Tu m'as conquis j't'adon ! Bof ...
Une date : le 16 novembre 1532. Un lieu : Cajamarca. Les Espagnols, dirigés par le conquistador Francisco Pizarro capturent l’Inca Atahualpa à la tête d’un empire désorganisé de 4 000 km de long, qui commence à se déliter. Partis à la conquête du Pérou, les Espagnols vont aisément vaincre et soumettre un peuple illustre, constitué d’ethnies diverses qui constituent sa gloire et sa richesse. D’aucuns parlent de rencontre entre l’Inca et le conquistador, de conquête ou de découverte, à l’instar de Christophe Colomb. Il n’en est rien. A la vérité, il s’agit d’une collision entre deux hommes. D’une guerre et de l’écrasement d’une civilisation, spirituelle et culturelle, par une autre, guerrière. L’histoire était jusqu’à présent racontée par les vainqueurs : les Espagnols vantant leur victoire écrasante sur les indiens. D’ailleurs, les pièces espagnoles exposées relèvent d’un registre militaire : armes, armures, arquebuses, cuirasses molletonnées de coton qui résistent aux épées. L’Empire inca est davantage représenté à travers sa noblesse, ses bijoux, ornements, cérémoniels, croyances, rites. Cette exposition démontre que l’histoire peut aussi s’appréhender d’un autre point de vue, notamment grâce aux ouvrages extraordinairement renseignés.
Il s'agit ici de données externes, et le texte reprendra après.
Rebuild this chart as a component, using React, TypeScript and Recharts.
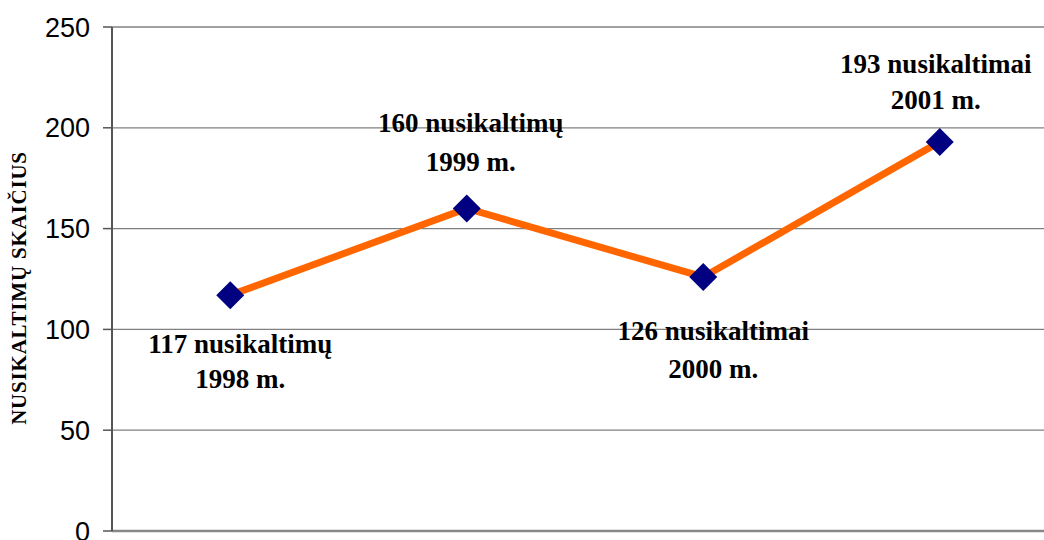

Ces lettres et notes retrouvées, de soldats et de fonctionnaires, ces livres et chroniques, rédigés par de nombreux écrivains, décrivent la mise en place d’une société coloniale. Au début, Atahualpa ne perçoit pas l’ennemi. Il laisse arriver la cavalerie espagnole sans comprendre qui sont ces barbus qui sortent de la mer, semblent ne jamais dormir ni manger. Ils guettent. Peu à peu Atahualpa se rend à l’évidence : les Espagnols ne sont pas inoffensifs. Il leur suffira d’une journée pour s’approprier cette mosaïque ethnique et linguistique, ces temples et ces palais, ces trésors inestimables, et redessiner une carte religieuse et économique de leur nouvel Empire. Entre L’Inca et le conquistador, l’enjeu était politique.
L'Inca et le Conquistador, jusqu'au 20 septembre. Musée du Quai Branly.